-------- DATA

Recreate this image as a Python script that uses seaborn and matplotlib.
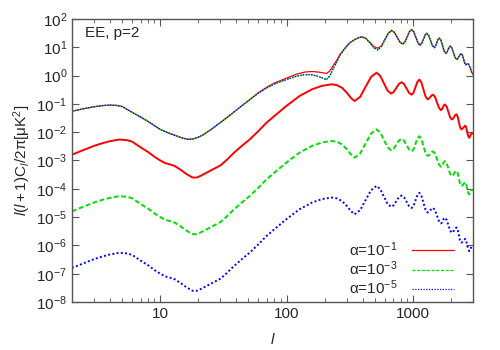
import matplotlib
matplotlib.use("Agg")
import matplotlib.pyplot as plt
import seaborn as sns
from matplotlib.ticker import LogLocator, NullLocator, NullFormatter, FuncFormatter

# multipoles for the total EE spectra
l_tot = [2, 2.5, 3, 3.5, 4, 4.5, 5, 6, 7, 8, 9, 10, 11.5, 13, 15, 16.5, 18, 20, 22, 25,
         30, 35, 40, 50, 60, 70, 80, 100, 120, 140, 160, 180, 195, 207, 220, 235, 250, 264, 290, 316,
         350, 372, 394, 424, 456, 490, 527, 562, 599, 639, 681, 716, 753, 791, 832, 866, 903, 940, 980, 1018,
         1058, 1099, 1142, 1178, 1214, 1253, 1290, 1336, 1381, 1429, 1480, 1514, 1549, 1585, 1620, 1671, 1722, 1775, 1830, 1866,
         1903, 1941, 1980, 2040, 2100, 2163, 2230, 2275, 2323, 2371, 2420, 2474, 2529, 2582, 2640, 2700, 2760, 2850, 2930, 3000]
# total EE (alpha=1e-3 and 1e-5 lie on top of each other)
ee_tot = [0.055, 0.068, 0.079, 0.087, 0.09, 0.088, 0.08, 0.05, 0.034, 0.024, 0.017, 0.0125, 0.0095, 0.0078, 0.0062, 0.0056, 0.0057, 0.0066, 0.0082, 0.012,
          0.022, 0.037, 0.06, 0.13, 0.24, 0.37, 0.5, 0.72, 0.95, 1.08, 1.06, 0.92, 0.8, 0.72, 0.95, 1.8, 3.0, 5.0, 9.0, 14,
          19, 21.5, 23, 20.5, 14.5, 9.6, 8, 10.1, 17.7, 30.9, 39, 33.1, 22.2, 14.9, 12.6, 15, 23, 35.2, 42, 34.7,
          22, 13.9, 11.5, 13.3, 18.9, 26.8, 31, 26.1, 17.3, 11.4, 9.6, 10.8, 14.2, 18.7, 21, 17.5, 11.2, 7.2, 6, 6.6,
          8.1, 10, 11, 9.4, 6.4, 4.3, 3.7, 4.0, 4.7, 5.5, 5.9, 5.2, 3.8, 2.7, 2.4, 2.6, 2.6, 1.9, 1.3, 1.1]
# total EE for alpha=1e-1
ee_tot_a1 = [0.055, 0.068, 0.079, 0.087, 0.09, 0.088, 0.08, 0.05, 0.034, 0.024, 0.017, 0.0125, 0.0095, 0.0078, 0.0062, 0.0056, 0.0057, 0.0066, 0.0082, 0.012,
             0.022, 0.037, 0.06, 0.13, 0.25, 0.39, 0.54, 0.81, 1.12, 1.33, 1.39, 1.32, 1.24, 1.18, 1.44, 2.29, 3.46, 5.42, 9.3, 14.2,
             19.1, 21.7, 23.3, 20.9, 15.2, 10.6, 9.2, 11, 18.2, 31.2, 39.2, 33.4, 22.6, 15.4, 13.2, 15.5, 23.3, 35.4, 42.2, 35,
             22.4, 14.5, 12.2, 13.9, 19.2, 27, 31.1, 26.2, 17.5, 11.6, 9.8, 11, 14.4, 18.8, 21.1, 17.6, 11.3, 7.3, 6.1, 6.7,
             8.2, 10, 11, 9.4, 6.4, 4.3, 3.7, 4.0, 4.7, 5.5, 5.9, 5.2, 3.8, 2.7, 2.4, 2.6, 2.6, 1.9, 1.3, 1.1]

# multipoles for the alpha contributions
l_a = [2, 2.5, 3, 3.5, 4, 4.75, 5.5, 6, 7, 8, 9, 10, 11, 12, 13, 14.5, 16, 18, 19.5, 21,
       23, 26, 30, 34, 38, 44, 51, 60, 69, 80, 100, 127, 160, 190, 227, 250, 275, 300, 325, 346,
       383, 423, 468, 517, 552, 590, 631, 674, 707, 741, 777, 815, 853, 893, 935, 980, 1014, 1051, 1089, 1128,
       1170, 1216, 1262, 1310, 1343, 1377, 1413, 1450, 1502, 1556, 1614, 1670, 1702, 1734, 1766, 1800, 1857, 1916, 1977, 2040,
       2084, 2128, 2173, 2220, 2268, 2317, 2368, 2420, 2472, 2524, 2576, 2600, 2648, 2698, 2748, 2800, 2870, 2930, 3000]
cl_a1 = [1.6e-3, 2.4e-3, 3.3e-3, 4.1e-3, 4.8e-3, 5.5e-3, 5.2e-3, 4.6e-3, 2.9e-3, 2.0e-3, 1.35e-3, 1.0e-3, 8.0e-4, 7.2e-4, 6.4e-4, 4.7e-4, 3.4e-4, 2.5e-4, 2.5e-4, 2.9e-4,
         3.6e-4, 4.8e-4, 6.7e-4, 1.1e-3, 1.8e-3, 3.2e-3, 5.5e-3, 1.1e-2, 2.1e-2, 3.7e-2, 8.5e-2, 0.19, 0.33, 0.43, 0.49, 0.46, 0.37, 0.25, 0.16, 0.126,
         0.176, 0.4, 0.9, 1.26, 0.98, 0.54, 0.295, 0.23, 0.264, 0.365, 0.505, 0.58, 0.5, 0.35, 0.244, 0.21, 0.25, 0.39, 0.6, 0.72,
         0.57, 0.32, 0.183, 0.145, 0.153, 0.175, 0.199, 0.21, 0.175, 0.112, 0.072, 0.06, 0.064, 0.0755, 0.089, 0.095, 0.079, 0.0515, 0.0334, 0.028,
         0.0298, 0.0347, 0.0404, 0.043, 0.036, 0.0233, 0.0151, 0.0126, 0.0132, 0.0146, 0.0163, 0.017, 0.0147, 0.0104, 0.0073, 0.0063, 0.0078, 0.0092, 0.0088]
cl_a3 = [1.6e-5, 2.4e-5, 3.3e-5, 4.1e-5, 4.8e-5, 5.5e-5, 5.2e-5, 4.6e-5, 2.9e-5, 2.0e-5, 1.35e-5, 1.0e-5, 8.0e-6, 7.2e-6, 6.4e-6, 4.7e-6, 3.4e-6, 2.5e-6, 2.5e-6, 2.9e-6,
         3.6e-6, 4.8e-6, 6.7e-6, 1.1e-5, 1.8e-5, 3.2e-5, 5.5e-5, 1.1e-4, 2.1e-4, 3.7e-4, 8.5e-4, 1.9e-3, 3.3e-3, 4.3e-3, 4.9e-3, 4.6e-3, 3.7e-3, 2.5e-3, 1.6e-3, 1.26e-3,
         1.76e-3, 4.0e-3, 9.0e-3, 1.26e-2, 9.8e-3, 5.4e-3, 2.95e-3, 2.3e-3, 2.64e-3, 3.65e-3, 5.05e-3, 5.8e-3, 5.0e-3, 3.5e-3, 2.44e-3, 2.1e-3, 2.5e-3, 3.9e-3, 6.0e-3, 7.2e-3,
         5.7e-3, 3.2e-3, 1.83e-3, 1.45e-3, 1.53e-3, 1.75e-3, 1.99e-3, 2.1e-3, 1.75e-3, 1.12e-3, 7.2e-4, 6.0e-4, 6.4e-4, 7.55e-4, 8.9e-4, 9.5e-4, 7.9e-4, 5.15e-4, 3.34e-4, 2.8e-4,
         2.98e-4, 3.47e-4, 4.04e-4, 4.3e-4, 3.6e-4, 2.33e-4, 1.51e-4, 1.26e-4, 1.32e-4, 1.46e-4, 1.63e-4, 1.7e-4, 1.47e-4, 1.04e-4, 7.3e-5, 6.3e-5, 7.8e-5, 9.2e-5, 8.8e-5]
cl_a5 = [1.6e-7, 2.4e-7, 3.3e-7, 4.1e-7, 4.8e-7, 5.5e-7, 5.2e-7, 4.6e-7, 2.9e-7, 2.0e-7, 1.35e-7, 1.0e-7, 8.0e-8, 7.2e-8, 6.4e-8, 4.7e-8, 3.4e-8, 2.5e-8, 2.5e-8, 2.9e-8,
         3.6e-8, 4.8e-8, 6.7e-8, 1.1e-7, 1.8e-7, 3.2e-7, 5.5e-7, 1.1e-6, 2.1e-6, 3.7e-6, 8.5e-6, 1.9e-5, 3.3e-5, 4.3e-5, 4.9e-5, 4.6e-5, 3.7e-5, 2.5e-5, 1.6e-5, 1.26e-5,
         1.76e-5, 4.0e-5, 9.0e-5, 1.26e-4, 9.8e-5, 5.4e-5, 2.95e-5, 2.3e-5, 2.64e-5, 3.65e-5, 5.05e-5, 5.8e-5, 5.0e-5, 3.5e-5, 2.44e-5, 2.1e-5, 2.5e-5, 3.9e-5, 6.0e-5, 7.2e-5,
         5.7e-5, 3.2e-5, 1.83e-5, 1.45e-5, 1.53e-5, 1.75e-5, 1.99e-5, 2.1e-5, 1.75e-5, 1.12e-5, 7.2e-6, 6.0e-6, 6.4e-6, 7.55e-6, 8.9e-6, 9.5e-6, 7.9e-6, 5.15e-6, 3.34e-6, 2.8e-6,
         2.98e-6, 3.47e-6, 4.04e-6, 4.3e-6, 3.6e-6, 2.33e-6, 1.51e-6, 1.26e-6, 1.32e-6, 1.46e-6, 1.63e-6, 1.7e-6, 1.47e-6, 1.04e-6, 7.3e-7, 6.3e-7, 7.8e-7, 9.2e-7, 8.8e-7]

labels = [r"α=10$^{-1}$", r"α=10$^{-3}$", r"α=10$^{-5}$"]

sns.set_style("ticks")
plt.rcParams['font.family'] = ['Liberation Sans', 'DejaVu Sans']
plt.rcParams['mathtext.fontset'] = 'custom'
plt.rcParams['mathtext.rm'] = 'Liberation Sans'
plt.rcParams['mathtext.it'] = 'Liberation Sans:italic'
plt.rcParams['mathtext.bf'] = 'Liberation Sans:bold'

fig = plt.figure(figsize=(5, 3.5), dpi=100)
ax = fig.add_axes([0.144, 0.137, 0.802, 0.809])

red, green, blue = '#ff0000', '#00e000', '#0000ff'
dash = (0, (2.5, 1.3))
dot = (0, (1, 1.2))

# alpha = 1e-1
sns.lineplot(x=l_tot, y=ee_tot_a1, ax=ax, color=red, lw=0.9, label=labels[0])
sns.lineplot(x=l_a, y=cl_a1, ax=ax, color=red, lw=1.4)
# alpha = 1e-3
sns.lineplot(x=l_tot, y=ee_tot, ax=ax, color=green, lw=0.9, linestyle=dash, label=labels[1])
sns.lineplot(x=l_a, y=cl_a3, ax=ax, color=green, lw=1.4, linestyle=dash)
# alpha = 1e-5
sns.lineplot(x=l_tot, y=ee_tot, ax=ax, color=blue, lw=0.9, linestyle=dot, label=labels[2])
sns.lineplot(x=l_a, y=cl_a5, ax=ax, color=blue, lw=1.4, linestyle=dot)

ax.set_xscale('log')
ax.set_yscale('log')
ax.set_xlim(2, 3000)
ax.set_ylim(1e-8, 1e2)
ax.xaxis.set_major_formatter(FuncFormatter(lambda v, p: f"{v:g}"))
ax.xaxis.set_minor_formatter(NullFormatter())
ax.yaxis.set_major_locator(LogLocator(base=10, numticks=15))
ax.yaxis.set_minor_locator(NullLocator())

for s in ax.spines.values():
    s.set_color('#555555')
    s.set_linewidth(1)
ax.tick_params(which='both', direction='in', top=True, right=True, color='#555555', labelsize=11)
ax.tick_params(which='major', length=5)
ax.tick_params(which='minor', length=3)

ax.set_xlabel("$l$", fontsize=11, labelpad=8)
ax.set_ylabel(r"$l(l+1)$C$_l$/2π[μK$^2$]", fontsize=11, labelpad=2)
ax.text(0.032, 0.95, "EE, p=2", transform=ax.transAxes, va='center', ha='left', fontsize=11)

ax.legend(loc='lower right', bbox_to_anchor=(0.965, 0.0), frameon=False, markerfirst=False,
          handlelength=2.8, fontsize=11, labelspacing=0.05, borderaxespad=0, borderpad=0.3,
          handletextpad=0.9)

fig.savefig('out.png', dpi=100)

----------------

**AIM**
Leave out any pictures and return exactly the lines from the beginning of the data through the line with "from matplotlib.ticker import", inclusive.

**EXERCISE OUTPUT**
Recreate this image as a Python script that uses seaborn and matplotlib.
import matplotlib
matplotlib.use("Agg")
import matplotlib.pyplot as plt
import seaborn as sns
from matplotlib.ticker import LogLocator, NullLocator, NullFormatter, FuncFormatter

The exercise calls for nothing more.